People behind the scenes are saying thank you for doing this, we appreciate you. On Twitter, we already knew the ratio would be in full effect, right?
Right, because @LAWEEKLY is followed by a lot of bots.
Which were there before we bought it, which people like to forget. We never paid for bots. I’m the only person who can actually make economic decisions for the company, and we never bought bots.
So you don’t have a firm called WebShark360 getting you bots?
No, no, no.
What is Mehr doing there?
He’s not there. He was there just the first week, just because he was excited to check out the operation. [Steve Mehr is one of the co-investors in Semanal Media, and CEO of WebShark360. – ed.]
So he’s not employed, not a consultant?
No money at all.
Did you hire a consultant to do your talk-back campaign? It looks very sleek.
No, we did it all in-house. Well, Darrick who is our art director and editor-in-chief, he designed it.
Wait, I’ve heard about him, Lina [Lina Lecaro] told me he’s African-American, person of color, been there a long time …
Like eleven years? [Darrick Rainey was creative director of LA Weekly before being promoted to editor-in-chief. – ed.]
The funny thing is people think we came in, busted the union — we didn’t bust the union — didn’t gut it. […] Falling James, who’s been at the Weekly longer than any editorial employee, since 1995. He was part-time when I got there. One of the first things I did was make him full-time. He’s one of the most talented writers in L.A. We gave him a cover in the first two months, and he’s really good.
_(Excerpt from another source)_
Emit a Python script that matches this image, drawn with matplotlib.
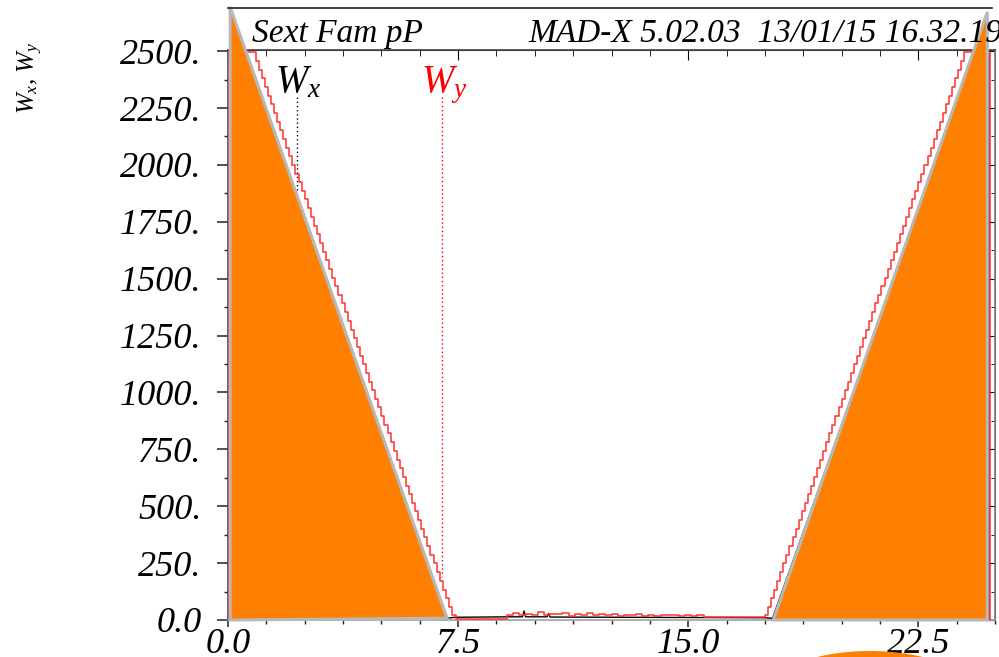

All those stories got lost.
Have you lost any employees since?
We had one marketing employee — which actually really bothers me — who, he was part-time, we made him full-time, and I gave him a raise. And the next week he quit because he bought into all the stuff they were saying online. And we had two production people leave, one for personal reasons, one who went to work at the LGBT center.
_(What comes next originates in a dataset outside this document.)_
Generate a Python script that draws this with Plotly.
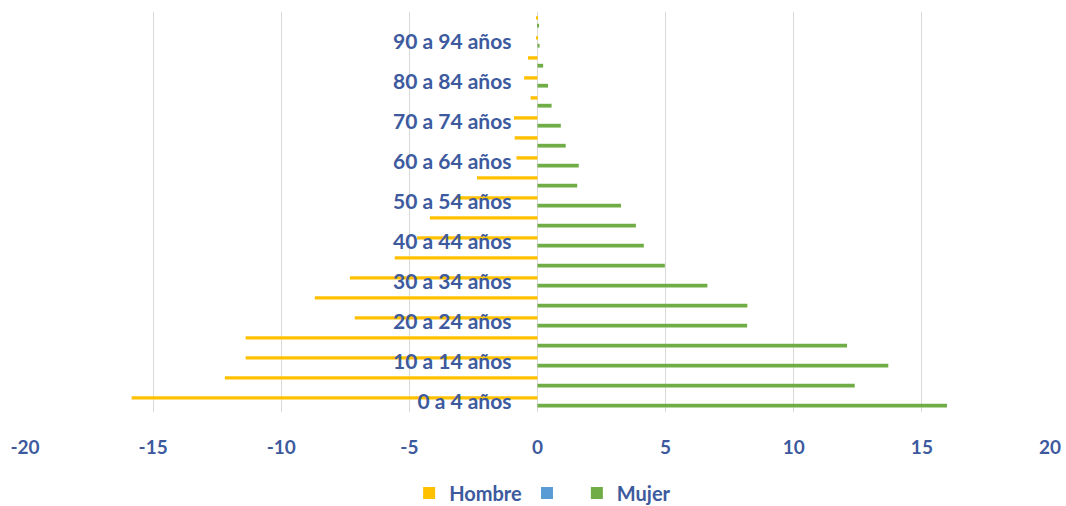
import plotly.graph_objects as go

categories = ["0 a 4 años", "5 a 9 años", "10 a 14 años", "15 a 19 años", "20 a 24 años",
              "25 a 29 años", "30 a 34 años", "35 a 39 años", "40 a 44 años", "45 a 49 años",
              "50 a 54 años", "55 a 59 años", "60 a 64 años", "65 a 69 años", "70 a 74 años",
              "75 a 79 años", "80 a 84 años", "85 a 89 años", "90 a 94 años", "95 a 99 años"]
hombre = [-15.84, -12.2, -11.39, -11.39, -7.13, -8.69, -7.32, -5.57, -4.7, -4.2,
          -3.18, -2.36, -0.82, -0.89, -0.92, -0.27, -0.52, -0.37, -0.05, -0.03]
mujer = [15.98, 12.38, 13.69, 12.08, 8.18, 8.19, 6.63, 4.97, 4.15, 3.84,
         3.26, 1.55, 1.61, 1.10, 0.91, 0.55, 0.41, 0.22, 0.08, 0.02]
serie_vacia = [None] * len(categories)
x_ticks = [-20, -15, -10, -5, 0, 5, 10, 15, 20]
x_ticktext = ["-20", "-15", "-10", "-5", "0", "5", "10", "15", "20"]
y_ticks = categories[::2]

TXT = "#3D5A9E"
FONT = "Lato"

fig = go.Figure()
fig.add_trace(go.Bar(y=categories, x=hombre, orientation="h", name="Hombre",
                     marker=dict(color="#FFC000", line=dict(width=0)),
                     offset=0.12, width=0.17))
fig.add_trace(go.Bar(y=categories, x=serie_vacia, orientation="h", name=" ",
                     marker=dict(color="#5B9BD5", line=dict(width=0))))
fig.add_trace(go.Bar(y=categories, x=mujer, orientation="h", name="Mujer",
                     marker=dict(color="#70AD47", line=dict(width=0)),
                     offset=-0.28, width=0.19))

fig.update_layout(
    width=1066, height=506,
    barmode="overlay",
    plot_bgcolor="white", paper_bgcolor="white",
    margin=dict(l=25, r=16, t=12, b=94, autoexpand=False),
    font=dict(family=FONT, color=TXT, size=17, weight="bold"),
    xaxis=dict(range=[-20, 20], tickvals=x_ticks, ticktext=x_ticktext, showgrid=True,
               gridcolor="#D9D9D9", gridwidth=1, zeroline=False, showline=False, ticks="",
               automargin=False, ticklabelstandoff=22,
               tickfont=dict(size=19, color=TXT, family=FONT, weight="bold")),
    yaxis=dict(type="category", categoryorder="array", categoryarray=categories,
               range=[-0.5, 19.5], tickvals=y_ticks, anchor="free", position=0.5,
               showgrid=False, zeroline=False, showline=False, ticks="",
               automargin=False, ticklabelstandoff=26,
               tickfont=dict(size=21, color=TXT, family=FONT, weight="bold")),
    legend=dict(orientation="h", x=0.505, xanchor="center", y=-0.2025, yanchor="middle",
                font=dict(size=20, color=TXT, family=FONT, weight="bold"),
                traceorder="normal", itemwidth=30),
    showlegend=True,
)

fig.write_html("out.html", config={"displayModeBar": False},
               post_script="document.body.style.margin='0px';")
How long will you keep up this sort of talk-back campaign? It is very combative for a news organization to do. And also, there’s a bit of a Trumpian edge to it, calling people who criticize you ‘bullies,’ sort of using this language of fake news, it almost sounds a little Sinclair-ish.
That’s 100 percent not the intention. […] An organization like the LA Weekly has to say something. If you’re alt-weekly, you’re kinda known for fighting back, and trailblazing, you know?
I would actually argue that … the Weekly became part of the establishment in L.A., and they weren’t that critical and did not hold the mainstream media in Los Angeles to task. So by us starting the Speak Truth campaign, fighting back a little bit, that’s only the first step. The challenge is, they’ve been really successful at discrediting us to some extent.
* This interview is edited for length.